1) Hide the Data implementation. 2) Version information, what do we do with that?
I put these two points together since they are closely related. The only reason I am reluctant to expose the Data class is because it contains the Version information. Just like using a version control system, 95% of the time we only care about the content not the version, and only the other way around when there is a conflict. Most of the VCS won't even bother to show you the version of each file during a normal update. As framework designer I think we should try hard to minimize the amount of work involved for the normal execution path since they are the most common one and a slight reduction of complexity can go a long way for the users.
Now just imagine what the client code will look like when the user needs to explicitly deal with the versioning.
[Early: Thread A]
// The data should be the latest one since the server perform version consolidation
Data shoppingCartData = hydraCacheClient.get("shoppingCart-16");
ShoppingCart shoppingCart = (ShoppingCart) deserializer.deserialize(shoppingCartData.getContent());
display(shoppingCart);
[Later: Thread B] - Scenario A - Without local caching
Parameters params = receiveUserInput();
// Get latest shopping cart again
Data shoppingCartData = hydraCacheClient.get("shoppingCart-16");
ShoppingCart shoppingCart = (ShoppingCart) deserializer.deserialize(shoppingCartData.getContent());
updateShoppingCart(shoppingCart, params);
// Do we do it here or leave it to the server?
Version newVersion = shoppingCartData.getVersion().incrementFor(???)
hydraCache.put("shoppingCart-16", new Data(shoppingCartData.getKeyHash(), newVersion, serializer.serialize(shoppingCart)));
Problems with scenario A:
- Extra get before put is a bit expensive
- Since we always get the latest data before put, it will cause a last-write-wins situation
- Not clear who should be responsible for version increase and what node to use since the client probably don't have a clue
- A lot of plumbing code
[Later: Thread B] - Scenario B - With local caching
Parameters params = receiveUserInput();
// Get latest shopping cart from local cache
Data shoppingCartData = session.getAttribute("shoppingCart");
ShoppingCart shoppingCart = (ShoppingCart) deserializer.deserialize(shoppingCartData.getContent());
updateShoppingCart(shoppingCart, params);
// Do we do it here or leave it to the server?
Version newVersion = shoppingCartData.getVersion().incrementFor(???)
hydraCache.put("shoppingCart-16", new Data(shoppingCartData.getKeyHash(), newVersion, serializer.serialize(shoppingCart)));
Problems with scenario B:
- Local cache is not as scalable as the hydra cache so it can't cache too many records locally
- Not clear who should be responsible for version increase and what node to use since the client probably don't have a clue
- Still a lot of plumbing code
[Later: Thread B] - Scenario C - If Hydra client and server can deal with it
Parameters params = receiveUserInput();
// Get current shopping cart, would be better if it can be reconstructed instead of cached
ShoppingCart shoppingCart = session.getAttribute("shoppingCart");
updateShoppingCart(shoppingCart, params);
hydraCache.put("shoppingCart-16", shoppingCart);
Pros for Scenario C:
- A lot less plumbing code so the user can focus on the business logic
- Make sense to hide the serialization and versioning code from the client
Problems with Scenario C:
- Local cache is still used
- Need to implement different API call to retrieve version information if the client actually needs it
Now lets discuss these 3 scenarios (or anyother ones we can think of) and see which one make sense.

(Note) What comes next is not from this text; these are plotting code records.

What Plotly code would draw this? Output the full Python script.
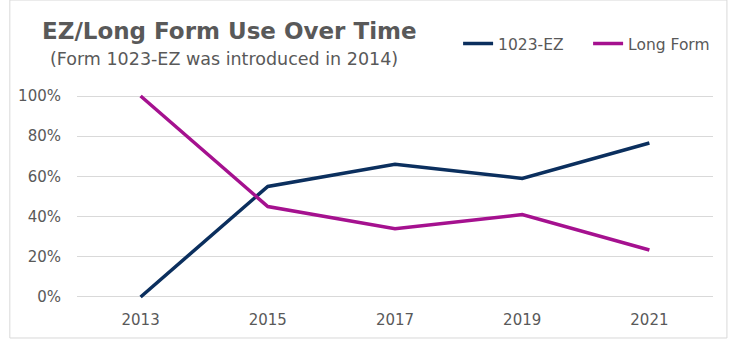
import plotly.graph_objects as go

years = ["2013", "2015", "2017", "2019", "2021"]
ez_share = [0.0, 0.55, 0.66, 0.59, 0.766]
long_share = [1.0, 0.45, 0.34, 0.41, 0.234]
y_ticks = [0, 0.2, 0.4, 0.6, 0.8, 1.0]
y_tick_labels = ["0%", "20%", "40%", "60%", "80%", "100%"]

FONT = "DejaVu Sans"
GREY = "#595959"

fig = go.Figure()
fig.add_trace(go.Scatter(x=years, y=ez_share, mode="lines", name="1023-EZ",
                         line=dict(color="#0B2F5E", width=3.5)))
fig.add_trace(go.Scatter(x=years, y=long_share, mode="lines", name="Long Form",
                         line=dict(color="#A5118F", width=3.5)))

fig.update_layout(
    width=729, height=340,
    margin=dict(l=77, r=16, t=92, b=39, autoexpand=False),
    paper_bgcolor="white", plot_bgcolor="white",
    font=dict(family=FONT, color=GREY, size=15),
    showlegend=True,
    legend=dict(orientation="h", x=1.008, xanchor="right", y=1.23, yref="paper",
                yanchor="middle", font=dict(size=15.5, color=GREY, family=FONT),
                bgcolor="rgba(0,0,0,0)", traceorder="normal",
                entrywidth=85, entrywidthmode="pixels"),
    xaxis=dict(type="category", range=[-0.5, 4.5], showgrid=False, zeroline=False,
               showline=False, ticks="", ticklabelstandoff=8,
               tickfont=dict(size=15, color=GREY)),
    yaxis=dict(range=[-0.02, 1.02], tickvals=y_ticks, ticktext=y_tick_labels,
               showgrid=True, gridcolor="#D9D9D9", gridwidth=1, zeroline=False,
               showline=False, ticks="", ticklabelstandoff=15,
               tickfont=dict(size=15, color=GREY)),
    annotations=[
        dict(text="<b>EZ/Long Form Use Over Time</b>", xref="paper", yref="paper",
             x=-0.058, y=1.0, xanchor="left", yanchor="bottom", yshift=46,
             showarrow=False, font=dict(size=23, color=GREY, family=FONT)),
        dict(text="(Form 1023-EZ was introduced in 2014)", xref="paper", yref="paper",
             x=-0.046, y=1.0, xanchor="left", yanchor="bottom", yshift=21,
             showarrow=False, font=dict(size=17.5, color=GREY, family=FONT)),
    ],
    shapes=[dict(type="rect", xref="paper", yref="paper", x0=-0.1056, x1=1.0219,
                 y0=-0.177, y1=1.44, line=dict(color="#D9D9D9", width=1))],
)

fig.write_html("out.html")
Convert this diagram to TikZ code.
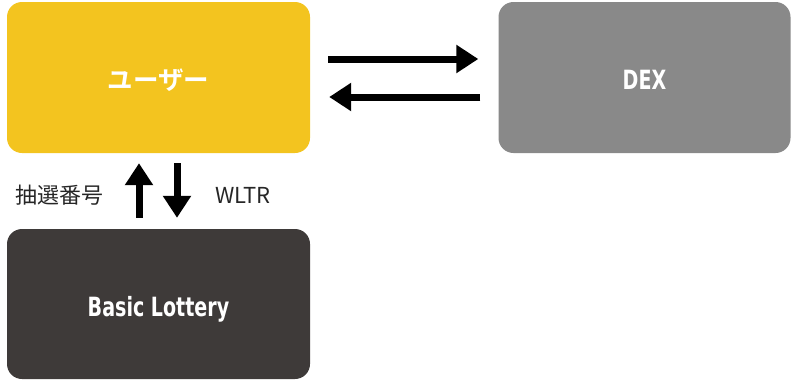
\documentclass[tikz,border=0pt]{standalone}
\usepackage{fontspec}
\usetikzlibrary{arrows.meta}
\newfontfamily\jpfont{Noto Sans CJK JP}
\newfontfamily\jpbold{Noto Sans CJK JP Bold}
\newfontfamily\condfont[FakeStretch=0.8]{DejaVu Sans Condensed Bold}
\definecolor{uyellow}{HTML}{F3C41F}
\definecolor{dexgray}{HTML}{898989}
\definecolor{lotdark}{HTML}{3E3A39}
\begin{document}
\begin{tikzpicture}[x=1pt,y=-1pt,
  box/.style={rectangle,rounded corners=15pt,minimum width=303pt,minimum height=151pt,inner sep=0pt,text=white},
  bigarrow/.style={line width=7pt,-{Triangle[length=22pt,width=27pt]}},
  lbl/.style={inner sep=0pt,text=black!85}]
\useasboundingbox (0,0) rectangle (793,381);
\node[box,fill=uyellow,text height=26.5pt,text depth=3pt] (user) at (158.5,77.5) {\jpbold\fontsize{25.5}{28}\selectfont ユーザー};
\node[box,fill=dexgray,minimum width=292pt,text height=24pt,text depth=0pt] (dex) at (644.5,77.5) {\condfont\fontsize{26.5}{28}\selectfont DEX};
\node[box,fill=lotdark,minimum height=150pt,text height=24pt,text depth=0pt] (lot) at (158.5,304) {\condfont\fontsize{26.5}{28}\selectfont Basic Lottery};
\draw[bigarrow,shorten <=18pt,shorten >=20pt] ([yshift=18.5pt]user.east) -- ([yshift=18.5pt]dex.west);
\draw[bigarrow,shorten <=18pt,shorten >=19pt] ([yshift=-19.5pt]dex.west) -- ([yshift=-19.5pt]user.east);
\draw[bigarrow,shorten <=11pt,shorten >=10pt] ([xshift=-19.5pt]lot.north) -- ([xshift=-19.5pt]user.south);
\draw[bigarrow,shorten <=10pt,shorten >=11pt] ([xshift=18.5pt]user.south) -- ([xshift=18.5pt]lot.north);
\node[lbl] (num) at (60,195) {\jpfont\fontsize{22}{24}\selectfont 抽選番号};
\node[lbl] (wltr) at (243,195) {\jpfont\fontsize{22}{24}\selectfont WLTR};
\end{tikzpicture}
\end{document}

I personally prefer the Scenario C. Then we can talk about how exactly we can implement these different scenarios.
1) Hide the Data implementation. 2) Version information, what do we do with that?
I put these two points together since they are closely related. The only reason I am reluctant to expose the Data class is because it contains the Version information.
----------------------------------------
But Version is needed for resolving conflicts, isn't it?
// The data should be the latest one since the server perform version consolidation
Data shoppingCartData = hydraCacheClient.get("shoppingCart-16");
How can the server consolidate data? I thought only the client was in the position to do so:
- Ask for shopping cart 16
- Receive two of them because the server has found two parallel unresolvable versions
- Merge them
- Put the merged version back, flagged as resolved
I think I have a misunderstanding of the conflict resolution will work, from which stems my inadequate answers to your questions.
D.
----------------------------------------
Hi David,
Now I see where the confusion is. I think a while back we had a discussion about how vector clock will be used to preserve multiple parallel versions to allow client to consolidate them, but due to lack of understanding that how the client will be using the vector clock we decide to release v1.0 without the vector clock versioning but instead only implement the Increment versioning. With Increment versioning in place the entire Hydra space will pretty much act like a ORM with optimistic locking, in other words the Hydra space will be operating in the eager (but delayed) consistency mode rather than eventual cnosistency mode for now. I think this is a good starting point since even based on Amazon's experience that most of the applications will be running with the increment versioning instead of the vector clocking, so we can add this feature as an improvement in the future release once we know more about how the system will be used.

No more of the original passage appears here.